• _CHALLENGE_
Where the data below has the string "this", return the whole line.

• _AVAILABLE RECORDS_
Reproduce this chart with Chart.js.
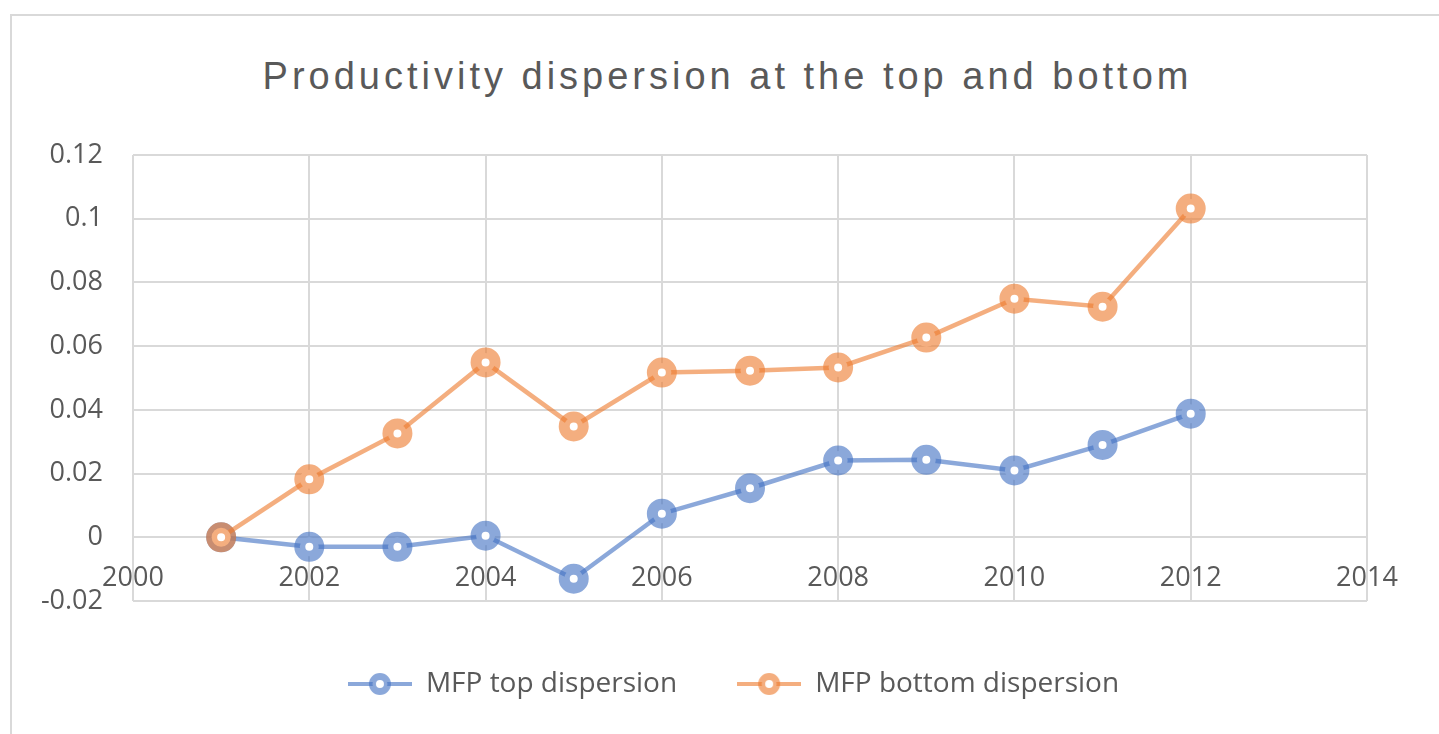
--
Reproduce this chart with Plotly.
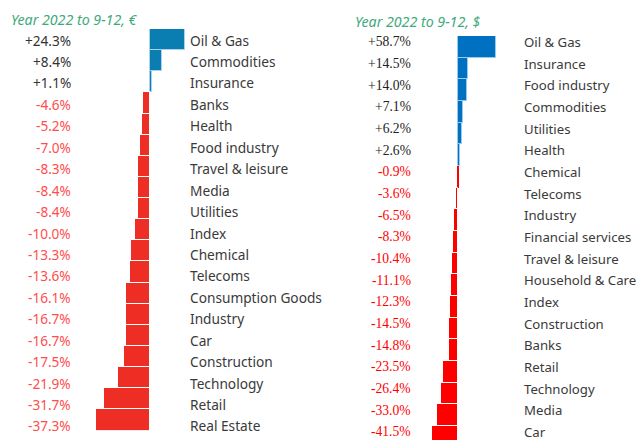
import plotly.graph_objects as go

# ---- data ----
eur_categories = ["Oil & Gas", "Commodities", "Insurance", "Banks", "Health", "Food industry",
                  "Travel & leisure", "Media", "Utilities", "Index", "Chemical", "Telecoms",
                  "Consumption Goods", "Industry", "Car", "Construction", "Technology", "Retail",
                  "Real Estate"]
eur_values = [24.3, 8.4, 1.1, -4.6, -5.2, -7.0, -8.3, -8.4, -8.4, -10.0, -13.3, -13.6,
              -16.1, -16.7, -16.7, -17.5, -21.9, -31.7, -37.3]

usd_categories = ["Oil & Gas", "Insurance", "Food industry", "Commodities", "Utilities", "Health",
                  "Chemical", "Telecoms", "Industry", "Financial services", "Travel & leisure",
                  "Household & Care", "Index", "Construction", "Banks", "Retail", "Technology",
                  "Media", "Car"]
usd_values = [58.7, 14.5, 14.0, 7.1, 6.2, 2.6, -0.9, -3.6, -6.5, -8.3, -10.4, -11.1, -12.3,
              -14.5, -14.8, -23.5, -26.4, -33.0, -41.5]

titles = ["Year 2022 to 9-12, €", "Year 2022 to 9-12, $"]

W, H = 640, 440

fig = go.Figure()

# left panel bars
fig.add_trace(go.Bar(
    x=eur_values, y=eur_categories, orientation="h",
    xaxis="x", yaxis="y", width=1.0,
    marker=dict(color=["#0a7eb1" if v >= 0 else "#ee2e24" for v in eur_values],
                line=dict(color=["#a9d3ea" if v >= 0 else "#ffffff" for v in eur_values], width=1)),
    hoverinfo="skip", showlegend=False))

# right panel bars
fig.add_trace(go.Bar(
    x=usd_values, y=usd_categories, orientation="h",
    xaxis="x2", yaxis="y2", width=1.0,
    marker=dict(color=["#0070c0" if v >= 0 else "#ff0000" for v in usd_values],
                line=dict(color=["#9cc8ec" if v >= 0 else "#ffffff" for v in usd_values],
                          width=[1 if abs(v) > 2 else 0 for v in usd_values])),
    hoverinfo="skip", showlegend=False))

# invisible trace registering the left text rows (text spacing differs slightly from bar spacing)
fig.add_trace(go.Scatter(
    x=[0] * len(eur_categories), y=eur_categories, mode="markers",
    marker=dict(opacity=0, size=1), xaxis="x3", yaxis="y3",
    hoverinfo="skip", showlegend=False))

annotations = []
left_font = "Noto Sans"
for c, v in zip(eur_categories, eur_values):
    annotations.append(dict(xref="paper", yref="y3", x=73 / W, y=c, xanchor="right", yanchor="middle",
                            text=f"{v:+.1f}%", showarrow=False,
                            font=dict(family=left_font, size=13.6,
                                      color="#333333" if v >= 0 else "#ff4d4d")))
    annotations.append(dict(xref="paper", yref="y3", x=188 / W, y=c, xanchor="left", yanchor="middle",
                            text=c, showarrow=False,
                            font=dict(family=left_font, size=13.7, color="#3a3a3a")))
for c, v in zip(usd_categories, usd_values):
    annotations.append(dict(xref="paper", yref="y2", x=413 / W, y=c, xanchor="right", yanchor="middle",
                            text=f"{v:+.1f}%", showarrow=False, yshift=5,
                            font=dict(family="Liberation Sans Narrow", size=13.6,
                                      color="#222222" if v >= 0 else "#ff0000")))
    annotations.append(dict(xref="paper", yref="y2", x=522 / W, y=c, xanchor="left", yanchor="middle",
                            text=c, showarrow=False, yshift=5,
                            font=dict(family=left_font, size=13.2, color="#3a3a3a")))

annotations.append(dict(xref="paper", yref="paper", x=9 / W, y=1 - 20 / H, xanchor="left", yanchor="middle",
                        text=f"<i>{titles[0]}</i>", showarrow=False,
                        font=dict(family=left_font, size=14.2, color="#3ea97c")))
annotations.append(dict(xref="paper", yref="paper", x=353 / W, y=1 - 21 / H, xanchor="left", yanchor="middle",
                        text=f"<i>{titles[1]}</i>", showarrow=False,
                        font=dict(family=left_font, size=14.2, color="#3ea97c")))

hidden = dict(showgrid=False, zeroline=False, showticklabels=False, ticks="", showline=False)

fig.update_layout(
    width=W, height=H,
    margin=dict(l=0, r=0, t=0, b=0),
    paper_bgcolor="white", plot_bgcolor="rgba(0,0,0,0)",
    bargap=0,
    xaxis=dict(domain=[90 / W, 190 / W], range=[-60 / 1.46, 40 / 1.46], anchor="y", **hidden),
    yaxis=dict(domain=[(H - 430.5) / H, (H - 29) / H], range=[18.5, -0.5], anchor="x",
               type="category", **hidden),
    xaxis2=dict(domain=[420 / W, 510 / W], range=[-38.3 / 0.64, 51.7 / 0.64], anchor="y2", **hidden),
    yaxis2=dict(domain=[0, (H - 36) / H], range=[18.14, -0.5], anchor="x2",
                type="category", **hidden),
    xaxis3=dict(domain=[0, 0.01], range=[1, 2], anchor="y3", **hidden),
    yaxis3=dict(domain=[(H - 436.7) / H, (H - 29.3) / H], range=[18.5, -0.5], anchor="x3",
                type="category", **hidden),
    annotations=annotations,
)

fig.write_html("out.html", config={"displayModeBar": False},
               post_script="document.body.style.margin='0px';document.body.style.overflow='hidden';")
==
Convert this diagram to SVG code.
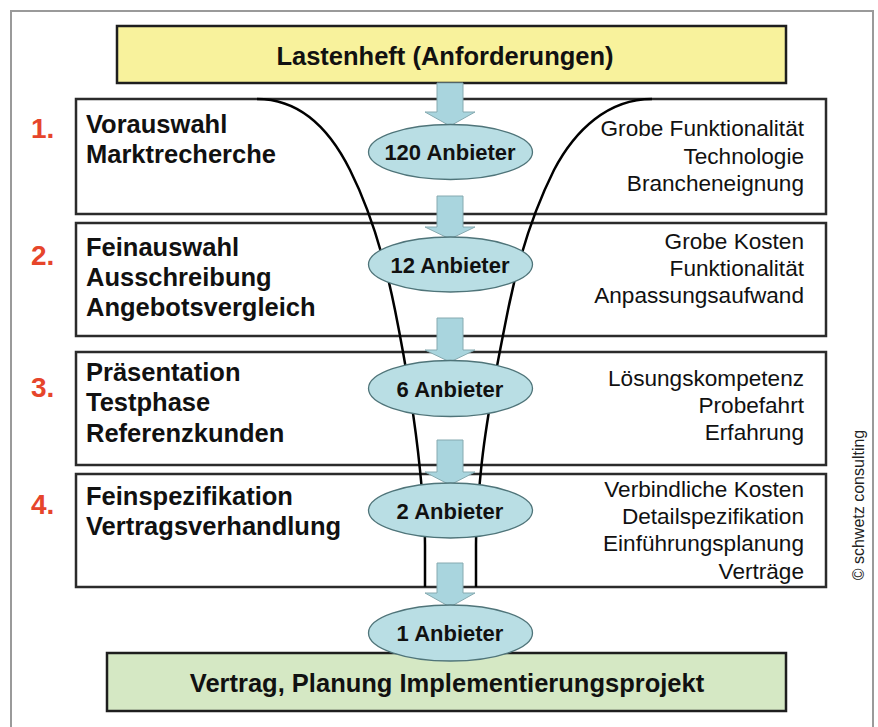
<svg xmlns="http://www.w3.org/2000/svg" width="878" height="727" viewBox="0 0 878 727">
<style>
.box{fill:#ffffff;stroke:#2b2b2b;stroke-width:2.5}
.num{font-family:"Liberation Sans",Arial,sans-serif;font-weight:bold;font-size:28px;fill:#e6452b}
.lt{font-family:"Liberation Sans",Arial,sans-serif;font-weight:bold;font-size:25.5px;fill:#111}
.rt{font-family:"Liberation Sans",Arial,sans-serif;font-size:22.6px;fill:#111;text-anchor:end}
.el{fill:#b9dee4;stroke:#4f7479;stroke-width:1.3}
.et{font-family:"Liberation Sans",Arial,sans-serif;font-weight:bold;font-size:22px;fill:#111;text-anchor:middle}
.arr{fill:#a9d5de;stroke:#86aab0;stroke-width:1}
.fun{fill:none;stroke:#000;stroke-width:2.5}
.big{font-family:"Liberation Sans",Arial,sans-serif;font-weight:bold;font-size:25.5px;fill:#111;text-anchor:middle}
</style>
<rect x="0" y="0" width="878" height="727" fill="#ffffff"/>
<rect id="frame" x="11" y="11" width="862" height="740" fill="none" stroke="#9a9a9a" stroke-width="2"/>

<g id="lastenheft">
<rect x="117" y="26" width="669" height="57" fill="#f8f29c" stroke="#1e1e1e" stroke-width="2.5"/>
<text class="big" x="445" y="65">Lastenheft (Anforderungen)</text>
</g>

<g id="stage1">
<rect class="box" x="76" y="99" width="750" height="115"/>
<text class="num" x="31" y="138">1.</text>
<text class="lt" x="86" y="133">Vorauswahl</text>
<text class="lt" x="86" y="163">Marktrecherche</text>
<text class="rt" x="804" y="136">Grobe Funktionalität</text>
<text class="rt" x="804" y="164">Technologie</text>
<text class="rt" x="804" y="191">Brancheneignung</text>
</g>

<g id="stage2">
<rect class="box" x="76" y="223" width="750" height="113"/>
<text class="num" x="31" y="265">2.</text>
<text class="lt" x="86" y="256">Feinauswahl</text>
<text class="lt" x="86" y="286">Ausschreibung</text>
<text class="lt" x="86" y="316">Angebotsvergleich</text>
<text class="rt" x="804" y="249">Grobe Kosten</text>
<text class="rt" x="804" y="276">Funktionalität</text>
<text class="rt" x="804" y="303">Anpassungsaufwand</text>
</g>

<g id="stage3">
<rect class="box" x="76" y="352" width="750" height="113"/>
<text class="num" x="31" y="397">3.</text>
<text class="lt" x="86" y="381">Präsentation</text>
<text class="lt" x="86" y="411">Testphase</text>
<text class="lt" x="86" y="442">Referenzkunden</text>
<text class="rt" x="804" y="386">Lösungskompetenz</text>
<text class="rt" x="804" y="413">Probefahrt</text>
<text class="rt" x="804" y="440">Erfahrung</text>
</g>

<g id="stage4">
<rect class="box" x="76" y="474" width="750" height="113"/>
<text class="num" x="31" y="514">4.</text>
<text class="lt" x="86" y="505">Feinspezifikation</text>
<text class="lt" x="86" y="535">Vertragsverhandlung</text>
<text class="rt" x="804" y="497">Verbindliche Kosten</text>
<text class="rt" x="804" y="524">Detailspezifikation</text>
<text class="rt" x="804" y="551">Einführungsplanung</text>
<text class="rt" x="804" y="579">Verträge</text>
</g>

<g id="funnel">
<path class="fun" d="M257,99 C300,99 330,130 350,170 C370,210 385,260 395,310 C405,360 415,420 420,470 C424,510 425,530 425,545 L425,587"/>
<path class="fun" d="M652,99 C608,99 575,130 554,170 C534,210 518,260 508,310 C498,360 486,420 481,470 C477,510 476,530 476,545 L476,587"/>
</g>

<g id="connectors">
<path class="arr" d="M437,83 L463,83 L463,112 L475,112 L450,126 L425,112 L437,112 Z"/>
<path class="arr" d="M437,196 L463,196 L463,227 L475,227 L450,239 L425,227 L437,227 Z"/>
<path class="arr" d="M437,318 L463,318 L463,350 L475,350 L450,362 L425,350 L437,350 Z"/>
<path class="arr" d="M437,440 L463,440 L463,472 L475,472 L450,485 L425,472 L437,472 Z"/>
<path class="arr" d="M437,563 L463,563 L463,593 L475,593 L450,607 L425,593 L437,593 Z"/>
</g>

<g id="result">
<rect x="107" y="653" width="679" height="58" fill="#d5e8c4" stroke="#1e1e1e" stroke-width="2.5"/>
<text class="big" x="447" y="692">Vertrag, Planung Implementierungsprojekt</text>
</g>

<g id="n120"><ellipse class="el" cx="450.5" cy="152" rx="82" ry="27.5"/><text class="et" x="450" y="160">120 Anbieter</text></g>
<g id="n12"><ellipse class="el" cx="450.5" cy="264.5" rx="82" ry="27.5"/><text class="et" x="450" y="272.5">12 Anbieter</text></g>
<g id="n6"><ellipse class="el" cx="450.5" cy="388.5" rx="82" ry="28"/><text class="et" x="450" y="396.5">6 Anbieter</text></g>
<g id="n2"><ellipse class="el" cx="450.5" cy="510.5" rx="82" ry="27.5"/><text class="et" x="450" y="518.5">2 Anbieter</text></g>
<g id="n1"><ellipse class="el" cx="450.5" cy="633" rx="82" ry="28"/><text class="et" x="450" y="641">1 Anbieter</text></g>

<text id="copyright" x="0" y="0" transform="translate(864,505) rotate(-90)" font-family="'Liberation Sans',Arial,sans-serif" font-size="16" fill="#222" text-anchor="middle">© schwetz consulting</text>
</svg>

• _IN RESPONSE_
Reproduce this chart with Chart.js.
Reproduce this chart with Plotly.
Convert this diagram to SVG code.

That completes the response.